- The Washington Times - Wednesday, May 12, 2004

Turkish model

Turkey could serve as a model for Iraq by showing that Islam and democracy can exist in a modern nation, visiting members of the Turkish parliament said yesterday.

“Iraq can learn from our mistakes and from our successes,” Egemen Bagis of the ruling Justice and Development Party told reporters at the Turkish Embassy.

Mustafa Kemal Ataturk founded the modern Turkish nation on the ashes of the Ottoman Empire at the end of World War I. His legacy is a secular state where 99 percent of the population is Muslim.

“We’re very supportive of the U.S. efforts in Iraq,” he said, pointing out that United States uses Turkish bases for the rotation of troops into and out of Iraq.

However, Mr. Bagis and his colleagues are worried about the unrest in Iraq, along part of its southern border.

“If there is a fire next door, it will eventually come to your house,” Mr. Bagis said.

Sukru Elekdag of the opposition Republican People’s Party said he is worried that the instability could erupt into a “full-scale civil war.”

“We don’t want to see this,” he said. “The U.S. should not cut and run. The U.S. has a responsibility to establish a new legitimacy [in Iraq].”

Mr. Elekdag, who served as Turkey’s ambassador to the United States from 1979 to 1989, said the United States should encourage Arab nations to help rebuild Iraq.

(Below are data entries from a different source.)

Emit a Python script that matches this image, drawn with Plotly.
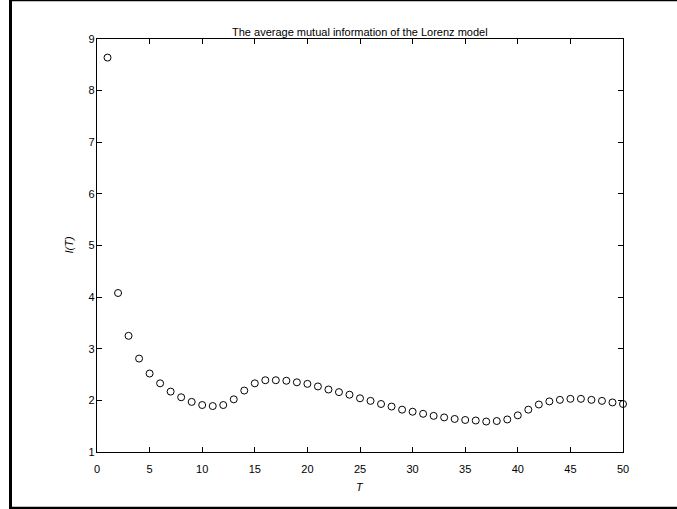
import plotly.graph_objects as go

# Average mutual information I(T) of the Lorenz x-series versus delay T
T = list(range(1, 51))
ami = [8.64, 4.08, 3.25, 2.81, 2.52, 2.33, 2.17, 2.06, 1.97, 1.91,
       1.89, 1.91, 2.02, 2.19, 2.33, 2.39, 2.39, 2.38, 2.35, 2.32,
       2.27, 2.21, 2.16, 2.11, 2.04, 1.99, 1.93, 1.88, 1.82, 1.78,
       1.74, 1.70, 1.67, 1.64, 1.62, 1.61, 1.59, 1.60, 1.63, 1.71,
       1.82, 1.92, 1.98, 2.01, 2.03, 2.03, 2.01, 1.99, 1.96, 1.93]

x_ticks = list(range(0, 51, 5))
y_ticks = list(range(1, 10))

title_text = "The average mutual information of the Lorenz model"
x_label = "<i>T</i>"
y_label = "<i>I(T)</i>"

W, H = 677, 509
L, R, TOP, B = 97, 54, 39, 57
pw, ph = W - L - R, H - TOP - B


def px(x):
    return (x - L) / pw


def py(y):
    return (H - B - y) / ph


font = dict(family="Liberation Sans, Arial, Helvetica, sans-serif", size=11, color="black")

fig = go.Figure(
    go.Scatter(
        x=T, y=ami, mode="markers", cliponaxis=False,
        marker=dict(symbol="circle-open", size=7, color="black", line=dict(width=1, color="black")),
        showlegend=False,
    )
)

axis_common = dict(
    showline=True, linecolor="black", linewidth=1.3, mirror="ticks",
    ticks="inside", ticklen=5, tickcolor="black", tickwidth=1,
    showgrid=False, zeroline=False, tickfont=font,
)
fig.update_xaxes(range=[0, 50], tickvals=x_ticks, ticktext=[str(v) for v in x_ticks],
                 ticklabelstandoff=7, **axis_common)
fig.update_yaxes(range=[1, 9], tickvals=y_ticks, ticktext=[str(v) for v in y_ticks],
                 ticklabelstandoff=-1, **axis_common)

annotations = [
    dict(text=title_text, x=0.5, y=py(32), xref="paper", yref="paper",
         showarrow=False, font=font, xanchor="center", yanchor="middle"),
    dict(text=x_label, x=0.5, y=py(487), xref="paper", yref="paper",
         showarrow=False, font=font, xanchor="center", yanchor="middle"),
    dict(text=y_label, x=px(68), y=0.5, xref="paper", yref="paper", textangle=-90,
         showarrow=False, font=font, xanchor="center", yanchor="middle"),
]

# Figure window border (left, top, bottom edges)
frame = dict(type="line", xref="paper", yref="paper", line=dict(color="black"))
shapes = [
    dict(frame, x0=px(10.5), x1=px(10.5), y0=py(0), y1=py(H), line=dict(color="black", width=3)),
    dict(frame, x0=px(9), x1=px(W + 2), y0=py(0.5), y1=py(0.5), line=dict(color="black", width=1.5)),
    dict(frame, x0=px(9), x1=px(W + 2), y0=py(508), y1=py(508), line=dict(color="black", width=2.5)),
]

fig.update_layout(
    width=W, height=H,
    margin=dict(l=L, r=R, t=TOP, b=B, pad=0),
    paper_bgcolor="white", plot_bgcolor="white",
    font=font, annotations=annotations, shapes=shapes,
)

fig.write_html("out.html")
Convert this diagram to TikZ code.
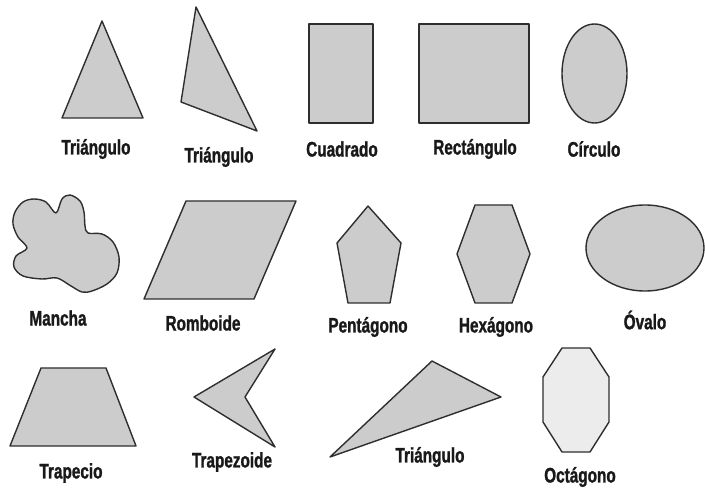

Mr. Bagis added that Iraq must avoid creating political parties that represent the ethnic and religious differences in the country.

He called for “geographic districts, not ethnic political divisions, to give them a sense they are Iraqis.”

On other issues, the visitors were optimistic about Turkey’s chances of joining the European Union, despite some European doubts about admitting an Islamic country.

“Are we going to be punished for our faith?” Mr. Bagis asked.

The delegation called on the European Union to set a date for Turkey to begin membership talks.

“We have been waiting for 40 years,” Mr. Bagis said.

Damla Gurel, another member of the Republican People’s Party, predicted that Turkey will transform the bloc.

“Europe knows that with Turkey, it will be a different European Union; and Turkey knows that with the European Union, it will be a different Turkey,” she said.

Already, Turkey has repealed laws that critics said restricted human rights. The reforms included the elimination of national security courts that handled terrorism cases.

Mrs. Gurel said Europe, with an aging population, needs Turkey because it has a “huge young population.”

Mr. Bagis said he hopes that the visit of the parliamentary delegation will lead to better relations with Capitol Hill.

“Turkish-American relations are good at the level of the executive branch, but they can be much better at the legislative level,” he said.

Envoys to Africa

President Bush has nominated four career diplomats to serve as ambassadors in Africa.

He picked James D. McGee, ambassador to Swaziland, to be the envoy to Madagascar. Mr. McGee has served in Nigeria, Pakistan, Barbados, Jamaica and the Ivory Coast.

Mr. Bush selected R. Barrie Walkley, ambassador to Guinea, to serve in Gabon. Mr. Walkley is a former deputy chief of mission at the U.S. Embassy in the Democratic Republic of the Congo.

June Carter Perry, director of the State Department’s Office of Social and Humanitarian Affairs, was nominated to serve as ambassador to Lesotho. She has served as deputy chief of mission in Madagascar and in the Central African Republic.

Joyce A. Barr, who works at the U.S. Embassy in Malaysia, was picked to be ambassador to Namibia. She has served in Turkmenistan and Malaysia.